Haibike actually makes two different versions of the Xduro Superrace—one with drop bars (Xduro Race) and one with a flat handlebar—and it is the latter option that will be landing in America in early spring. Haibike is renowned for being the first company to flip the Bosch motor, so that instead of it hanging down below the pedals, it is instead cradled inside the frame. It may just be an entirely subjective, visual detail, but the difference is striking—it’s like the difference of the national anthem being sung by Roseanne Barr or Taylor Swift. You be the judge.
Like the Specialized Turbo, the Superrace is based on a red aluminum frame and is built out with a lip-smacking list of high-end components. Where the Euro-spec Race model uses a Shimano 11-speed drivetrain to complement the drop bars, the Superrace runs with a 10-speed SRAM drivetrain with X0 trigger shifters pushing the chain over a single chainring up front and an 11-36 cog in back.

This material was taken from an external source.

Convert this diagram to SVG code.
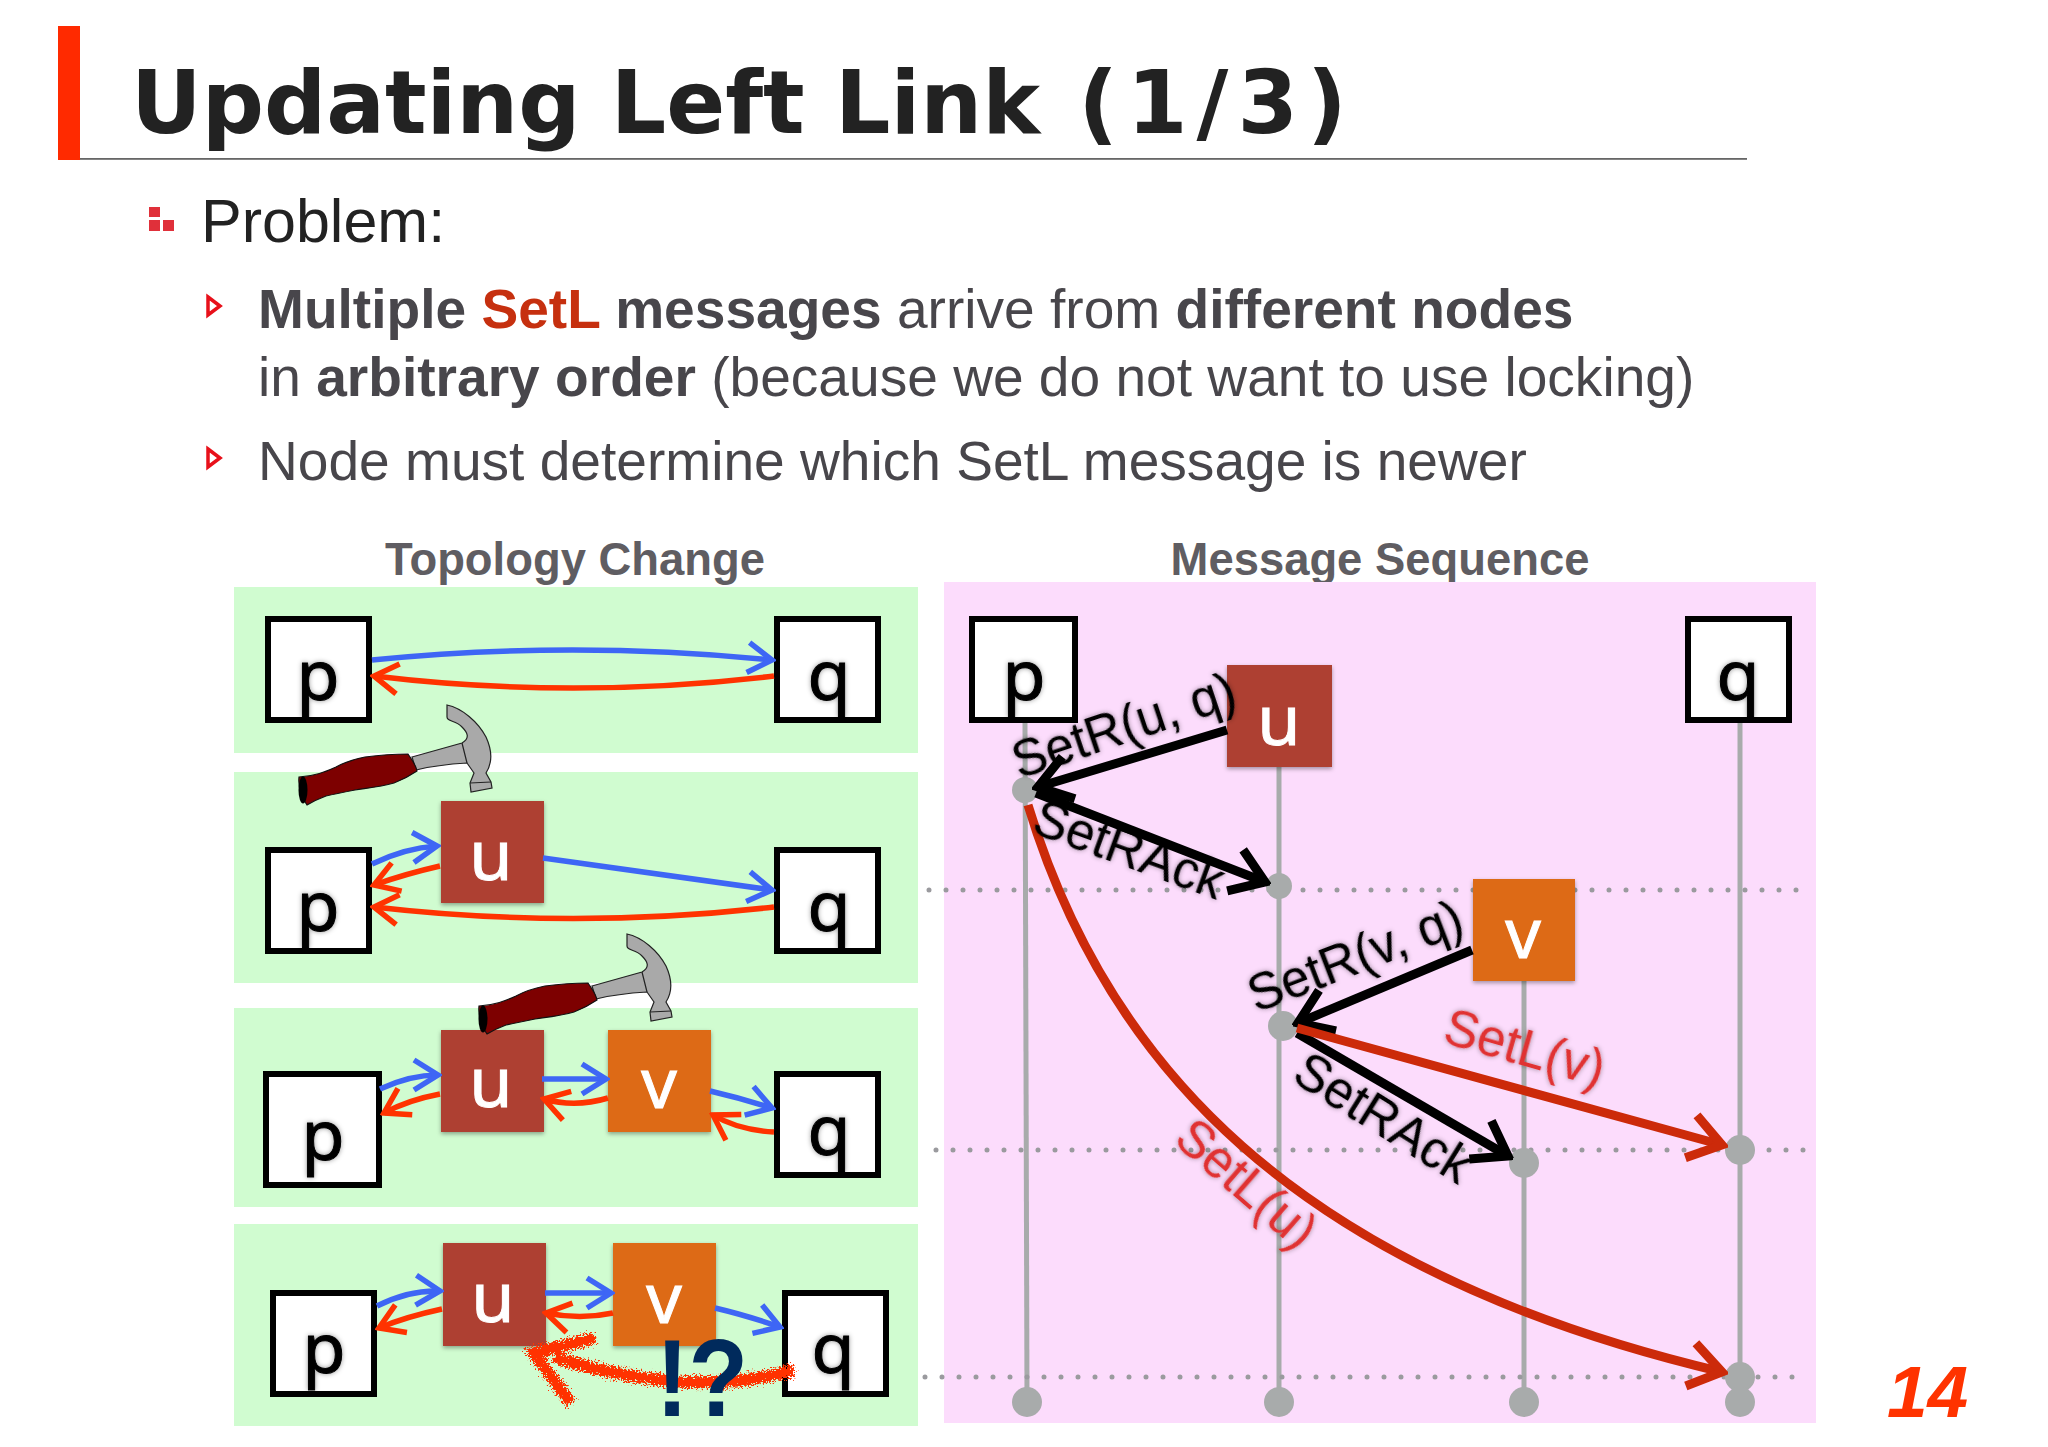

If you happen to be looking at the Superrace and still wondering why the retail price is so high, well, the wheels are one source of the cost. While cheap, open-mold carbon rims can now be off-loaded like any catch of tuna from a Boston-based trawler, these are not just any janky, no-name carbon wheels. Yes, Reynolds Attack wheels are Asian-made, but they are proven wheels of high pedigree, and they’re wrapped with equally proven Schwalbe tires.